● **Provided material**:
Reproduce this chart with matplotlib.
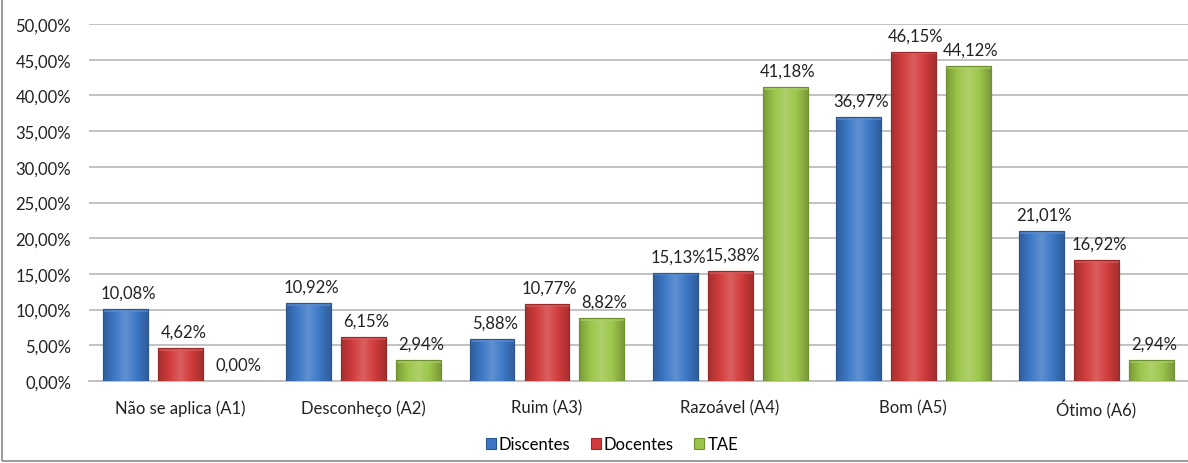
import numpy as np
import matplotlib.pyplot as plt
from matplotlib.patches import Rectangle
from matplotlib.colors import LinearSegmentedColormap, to_rgb

categorias = ['Não se aplica (A1)', 'Desconheço (A2)', 'Ruim (A3)',
              'Razoável (A4)', 'Bom (A5)', 'Ótimo (A6)']
series = ['Discentes', 'Docentes', 'TAE']
discentes = [10.08, 10.92, 5.88, 15.13, 36.97, 21.01]
docentes = [4.62, 6.15, 10.77, 15.38, 46.15, 16.92]
tae = [0.00, 2.94, 8.82, 41.18, 44.12, 2.94]
yticks = [0, 5, 10, 15, 20, 25, 30, 35, 40, 45, 50]

cores = ['#3d78c6', '#d23c3c', '#9cc64a']
bordas = ['#2a5590', '#962a2a', '#6e8f30']


def fmt(v):
    return f'{v:.2f}%'.replace('.', ',')


def main():
    plt.rcParams['font.family'] = ['Lato', 'DejaVu Sans']
    fig = plt.figure(figsize=(11.88, 4.64), dpi=100)
    ax = fig.add_axes([0.075, 0.1767, 0.925, 0.7693])

    x = np.arange(len(categorias))
    w = 0.245
    step = 0.30
    dados = [discentes, docentes, tae]
    fs = 12

    for k, vals in enumerate(dados):
        pos = x + (k - 1) * step
        bars = ax.bar(pos, vals, w, color=cores[k], edgecolor=bordas[k],
                      linewidth=0.8, label=series[k], zorder=3)
        # efeito de bisel: gradiente horizontal claro no centro
        c = np.array(to_rgb(cores[k]))
        escuro = c * 0.78
        claro = np.clip(c + (1 - c) * 0.18, 0, 1)
        cmap = LinearSegmentedColormap.from_list(
            'b', [escuro, c, claro, c, escuro])
        grad = np.linspace(0, 1, 64).reshape(1, -1)
        for b, v in zip(bars, vals):
            x0, y0 = b.get_x(), b.get_y()
            bw, bh = b.get_width(), b.get_height()
            ax.annotate(fmt(v), (x0 + bw / 2, y0 + bh), xytext=(2, 6),
                        textcoords='offset points', ha='center', va='bottom',
                        fontsize=fs, color='#222222', zorder=5)
            if v <= 0:
                continue
            im = ax.imshow(grad, cmap=cmap, aspect='auto',
                           extent=(x0, x0 + bw, y0, y0 + bh), zorder=3.5)
            im.set_clip_path(b)
            # faixa clara no topo
            ax.add_patch(Rectangle((x0, y0 + bh - min(0.35, bh * 0.15)), bw,
                                   min(0.35, bh * 0.15), color=claro,
                                   alpha=0.6, zorder=3.6, linewidth=0))
            ax.add_patch(Rectangle((x0, y0), bw, bh, fill=False,
                                   edgecolor=bordas[k], linewidth=0.8,
                                   zorder=3.7))

    ax.set_xlim(-0.5, len(categorias) - 0.5)
    ax.set_ylim(0, 50)
    ax.set_yticks(yticks)
    ax.set_yticklabels([fmt(t) for t in yticks], fontsize=fs, color='#222222')
    ax.set_xticks(x)
    ax.set_xticklabels(categorias, fontsize=fs, color='#222222')
    ax.tick_params(axis='both', length=0)
    ax.tick_params(axis='y', pad=13)
    ax.tick_params(axis='x', pad=13)
    ax.grid(axis='y', color='#bdbdbd', linewidth=1.3, zorder=0)
    for s in ['left', 'right', 'top']:
        ax.spines[s].set_visible(False)
    ax.spines['bottom'].set_color('#bdbdbd')
    ax.spines['bottom'].set_linewidth(1.3)

    handles = [Rectangle((0, 0), 1, 1, facecolor=cores[i],
                         edgecolor=bordas[i], linewidth=0.8) for i in range(3)]
    fig.legend(handles, series, loc='center', bbox_to_anchor=(0.515, 0.04),
               ncol=3, frameon=False, fontsize=fs, handlelength=0.6,
               handleheight=0.6, handletextpad=0.2, columnspacing=1.2)

    fig.patches.append(Rectangle((0.002, 0.004), 1.2, 1.2,
                                 transform=fig.transFigure, fill=False,
                                 edgecolor='#888888', linewidth=1.2))
    fig.savefig('out.png', dpi=100)


if __name__ == '__main__':
    main()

● **Exercise details**:
Repeat the lines above exactly, and keep every picture out.

● **The answer**:
Reproduce this chart with matplotlib.
import numpy as np
import matplotlib.pyplot as plt
from matplotlib.patches import Rectangle
from matplotlib.colors import LinearSegmentedColormap, to_rgb

categorias = ['Não se aplica (A1)', 'Desconheço (A2)', 'Ruim (A3)',
              'Razoável (A4)', 'Bom (A5)', 'Ótimo (A6)']
series = ['Discentes', 'Docentes', 'TAE']
discentes = [10.08, 10.92, 5.88, 15.13, 36.97, 21.01]
docentes = [4.62, 6.15, 10.77, 15.38, 46.15, 16.92]
tae = [0.00, 2.94, 8.82, 41.18, 44.12, 2.94]
yticks = [0, 5, 10, 15, 20, 25, 30, 35, 40, 45, 50]

cores = ['#3d78c6', '#d23c3c', '#9cc64a']
bordas = ['#2a5590', '#962a2a', '#6e8f30']


def fmt(v):
    return f'{v:.2f}%'.replace('.', ',')


def main():
    plt.rcParams['font.family'] = ['Lato', 'DejaVu Sans']
    fig = plt.figure(figsize=(11.88, 4.64), dpi=100)
    ax = fig.add_axes([0.075, 0.1767, 0.925, 0.7693])

    x = np.arange(len(categorias))
    w = 0.245
    step = 0.30
    dados = [discentes, docentes, tae]
    fs = 12

    for k, vals in enumerate(dados):
        pos = x + (k - 1) * step
        bars = ax.bar(pos, vals, w, color=cores[k], edgecolor=bordas[k],
                      linewidth=0.8, label=series[k], zorder=3)
        # efeito de bisel: gradiente horizontal claro no centro
        c = np.array(to_rgb(cores[k]))
        escuro = c * 0.78
        claro = np.clip(c + (1 - c) * 0.18, 0, 1)
        cmap = LinearSegmentedColormap.from_list(
            'b', [escuro, c, claro, c, escuro])
        grad = np.linspace(0, 1, 64).reshape(1, -1)
        for b, v in zip(bars, vals):
            x0, y0 = b.get_x(), b.get_y()
            bw, bh = b.get_width(), b.get_height()
            ax.annotate(fmt(v), (x0 + bw / 2, y0 + bh), xytext=(2, 6),
                        textcoords='offset points', ha='center', va='bottom',
                        fontsize=fs, color='#222222', zorder=5)
            if v <= 0:
                continue
            im = ax.imshow(grad, cmap=cmap, aspect='auto',
                           extent=(x0, x0 + bw, y0, y0 + bh), zorder=3.5)
            im.set_clip_path(b)
            # faixa clara no topo
            ax.add_patch(Rectangle((x0, y0 + bh - min(0.35, bh * 0.15)), bw,
                                   min(0.35, bh * 0.15), color=claro,
                                   alpha=0.6, zorder=3.6, linewidth=0))
            ax.add_patch(Rectangle((x0, y0), bw, bh, fill=False,
                                   edgecolor=bordas[k], linewidth=0.8,
                                   zorder=3.7))

    ax.set_xlim(-0.5, len(categorias) - 0.5)
    ax.set_ylim(0, 50)
    ax.set_yticks(yticks)
    ax.set_yticklabels([fmt(t) for t in yticks], fontsize=fs, color='#222222')
    ax.set_xticks(x)
    ax.set_xticklabels(categorias, fontsize=fs, color='#222222')
    ax.tick_params(axis='both', length=0)
    ax.tick_params(axis='y', pad=13)
    ax.tick_params(axis='x', pad=13)
    ax.grid(axis='y', color='#bdbdbd', linewidth=1.3, zorder=0)
    for s in ['left', 'right', 'top']:
        ax.spines[s].set_visible(False)
    ax.spines['bottom'].set_color('#bdbdbd')
    ax.spines['bottom'].set_linewidth(1.3)

    handles = [Rectangle((0, 0), 1, 1, facecolor=cores[i],
                         edgecolor=bordas[i], linewidth=0.8) for i in range(3)]
    fig.legend(handles, series, loc='center', bbox_to_anchor=(0.515, 0.04),
               ncol=3, frameon=False, fontsize=fs, handlelength=0.6,
               handleheight=0.6, handletextpad=0.2, columnspacing=1.2)

    fig.patches.append(Rectangle((0.002, 0.004), 1.2, 1.2,
                                 transform=fig.transFigure, fill=False,
                                 edgecolor='#888888', linewidth=1.2))
    fig.savefig('out.png', dpi=100)


if __name__ == '__main__':
    main()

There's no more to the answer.